Via the Montgomery Advertiser:

A House committee Wednesday killed a bill that would have banned discrimination against individuals based on their sexual orientation or gender identity. The legislation, sponsored by Rep. Christopher England, D-Tuscaloosa [PHOTO], would have added the classes to state protections against discrimination in employment, housing, accommodations, financial transactions and voting. “I believe in order to protect those classifications, they need to be enumerated,” England told the House Judiciary Committee Wednesday afternoon. “There is some case history that if it’s not enumerated, it’s not protected.” The committee voted to carry it over, killing it for the remainder of the session.
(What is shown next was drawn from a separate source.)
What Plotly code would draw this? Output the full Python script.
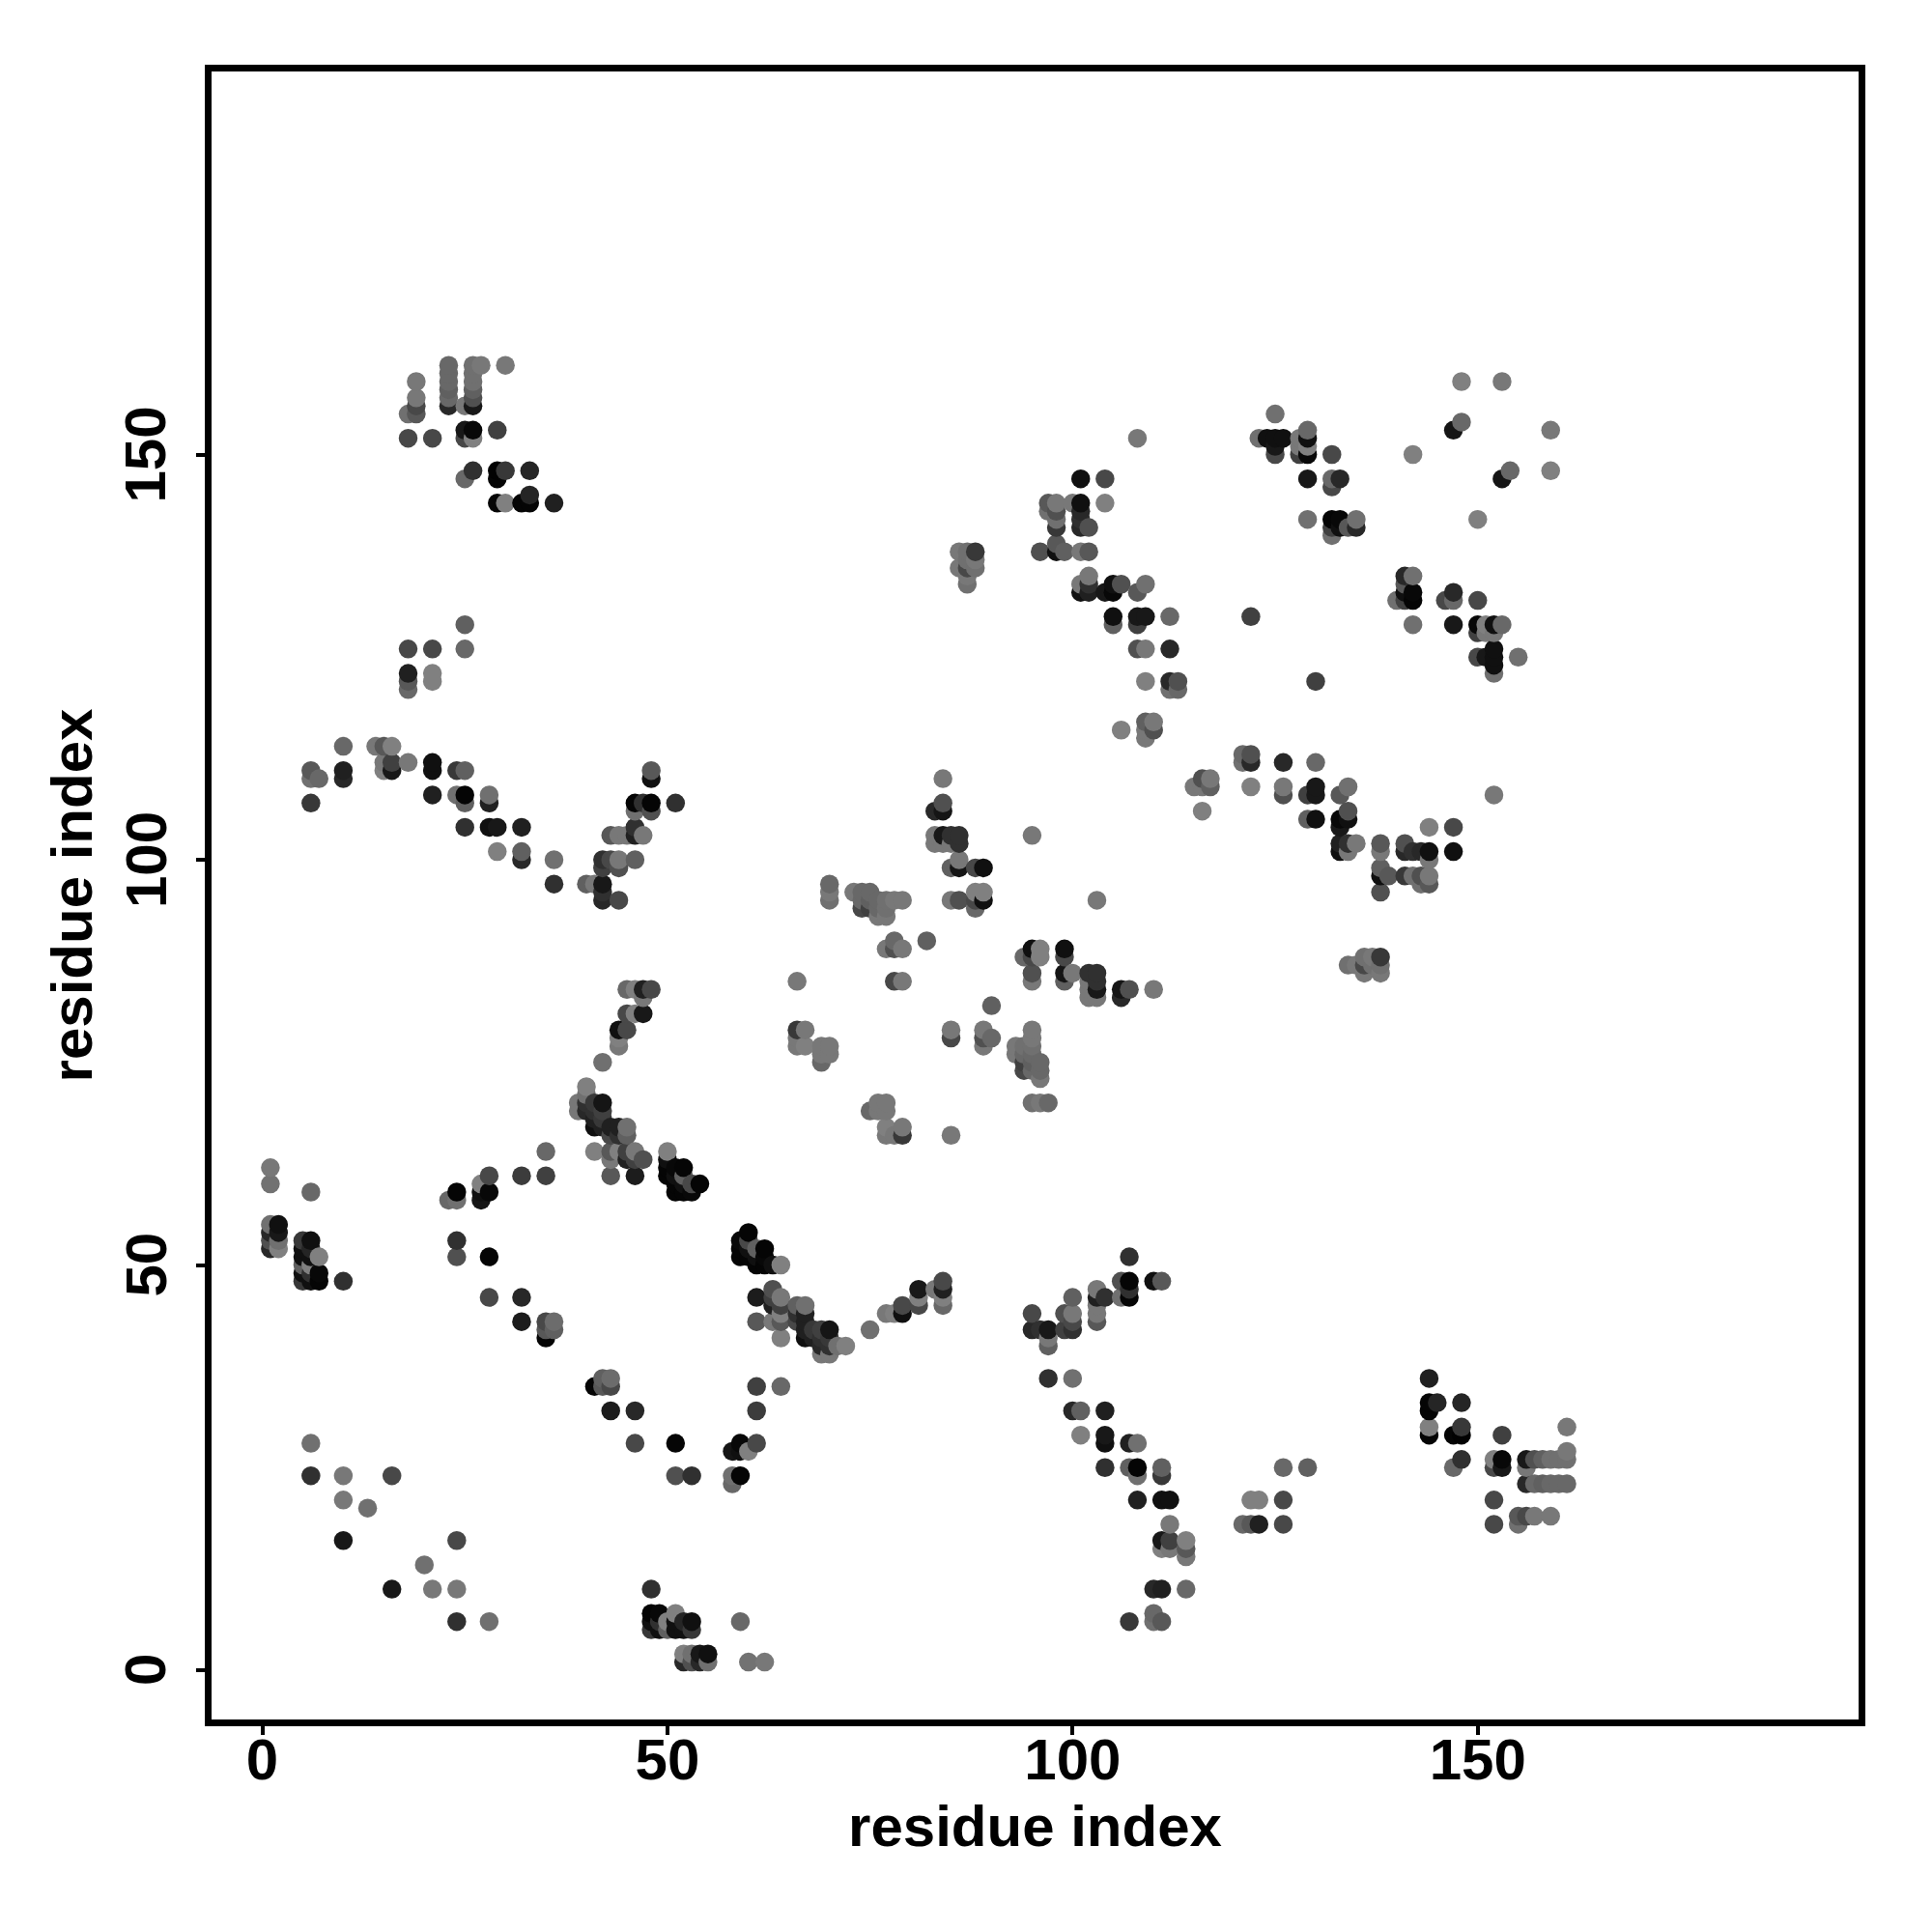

Rep. David Faulkner, R-Mountain Brook, who moved to have it carried over, said he “did not want anyone discriminated against,” but said that he had concerns about how the legislation would interact with existing statutes in Alabama. “It’s creating a new protected class that our nation does not recognize, much less Alabama,” he said. “When you are talking about those types of issues, this is much larger than marriage. This is far broader than that.”

Rep. Patricia Todd, the state’s only openly gay legislator, reacted: “We haven’t passed any bad legislation, and that’s great. Alabama is further ahead than Arkansas, Texas and other states. But now it’s time to move forward with some positive legislation that protects people in the workplace, and that’s what this bill would do.”